Rain lifts lake levels measurably - 1/2/08


By TIM CHANDLER, C-T Associate Editor

Normally, soaking rains such as those that fell on Person County Saturday and Sunday have people complaining about the weather.

There was little complaining going on this past weekend, however, as the beneficial rains were a welcome sight for water supplies throughout the drought-stricken North Carolina Piedmont.

While the City of Roxboro has not reached dangerously-low levels for water supply as many neighboring municipalities have, the nearly two inches of rain that fell over the weekend was certainly beneficial.

Roxboro City Manager Jon Barlow said Monday that the rains had raised the water level at City Lake by four inches, bringing the lake to eight inches below normal. Barlow noted at midday Monday that he expected the lake level to continue to rise Tuesday and today.

“City Lake was eight inches below normal [Monday] morning,” Barlow said. “I suspect it will continue to rise for the next day or so, and that is good news.”

Barlow did not have a lake level available Monday for Lake Roxboro, the backup water source for City Lake, however, he expected the Lake Roxboro level to also rise as a result of the recent rains. Water is pumped from Lake Roxboro through a stream to City Lake when the level at City Lake falls to 24 inches below normal. The pumping continues until City Lake returns to 12 inches below normal.

An unofficial rain gauge at The Courier-Times office recorded 1.9 inches of rainfall over the weekend. That marked the third significant rain event for Person County in the past two weeks. The C-T gauge collected six-tenths of an inch of rain on Dec. 26 and nine-tenths of an inch on Dec. 15.

“The recent rains have definitely been a big help for us,” Barlow said. “We were not in any serious situation, but we did need some rain.”

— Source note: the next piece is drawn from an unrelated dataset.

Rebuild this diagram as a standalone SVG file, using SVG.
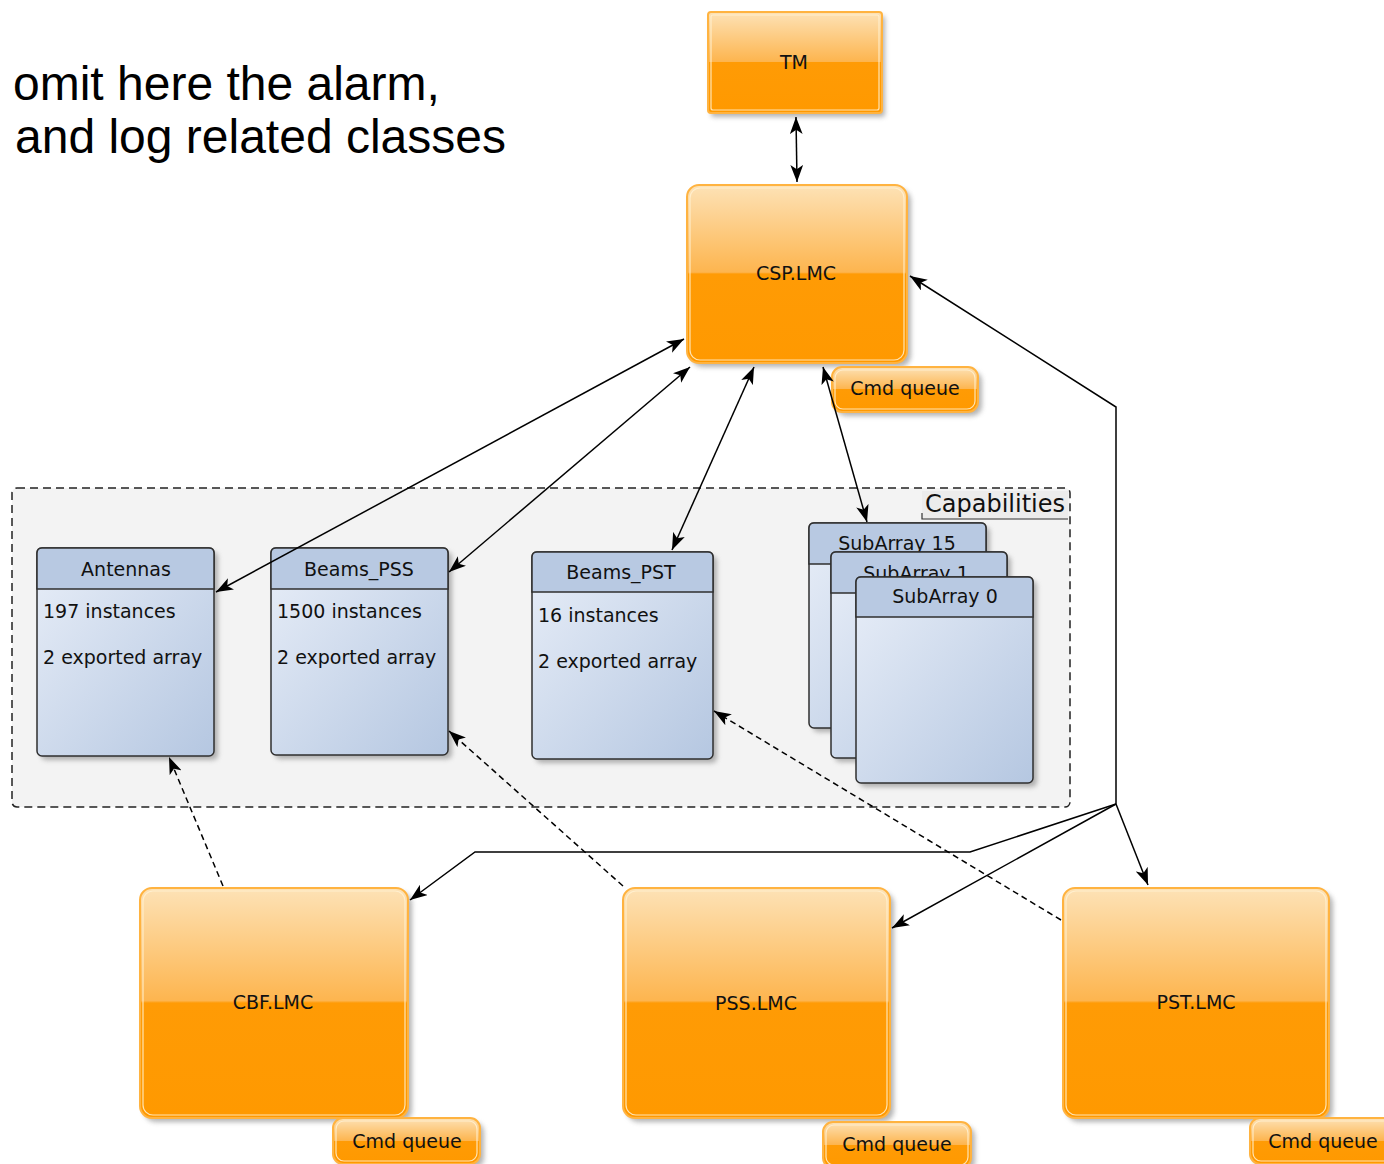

Barlow had estimated last month that, despite the drought, the city still had over a one-year supply of water.

Even so, city staff had planned to speak with Roxboro City Council at its next meeting on Tuesday, Jan. 8, at 7 p.m. about the possibility of implementing voluntary water restrictions if significant rainfall was not received in December.

That discussion of the possible voluntary restrictions, however, came before any of the three rainfall events of the past two weeks.

“We will have to take a wait and see approach to see if we need to proceed in doing anything with voluntary conservation,” Barlow said Monday. “We are going to hold off on that right now to see what Lake Roxboro and City Lake are looking like in the next couple of days.”

While an official level at City Lake was not available Tuesday morning, the level had risen noticeably and was within inches of sending water over the spillway at the site.

“We came up four inches in a very short period of time,” Barlow noted Monday. “Give it a little more time and I think you will see even better results around the middle of the week.”

The rains of this past weekend proved extremely beneficial to neighboring Durham and Wake counties, which have seen water supply levels reach critical stages in recent weeks.

Officials with both Raleigh and Durham told WRAL-TV Monday that last week’s rains have added more than three weeks to their water supplies.

Raleigh was reportedly one day away from implementing tougher water restrictions late last week. The city was prepared to implement bans on outdoor watering and pressure washing and close many car washes if the water supply in Falls Lake, Raleigh’s primary reservoir, dropped to 90 days. The weekend rain could now push such a move back to February.

Falls Lake reportedly has more than 120 days of available water in the lake now, up from 91 days on Dec. 25.

The weekend rains reportedly added 24 days of water to supplies in Durham’s primary reservoirs — Lake Michie and the Little River Reservoir. Those two reportedly had a combined 60 days of water on hand Monday, up from 36 days combined last week.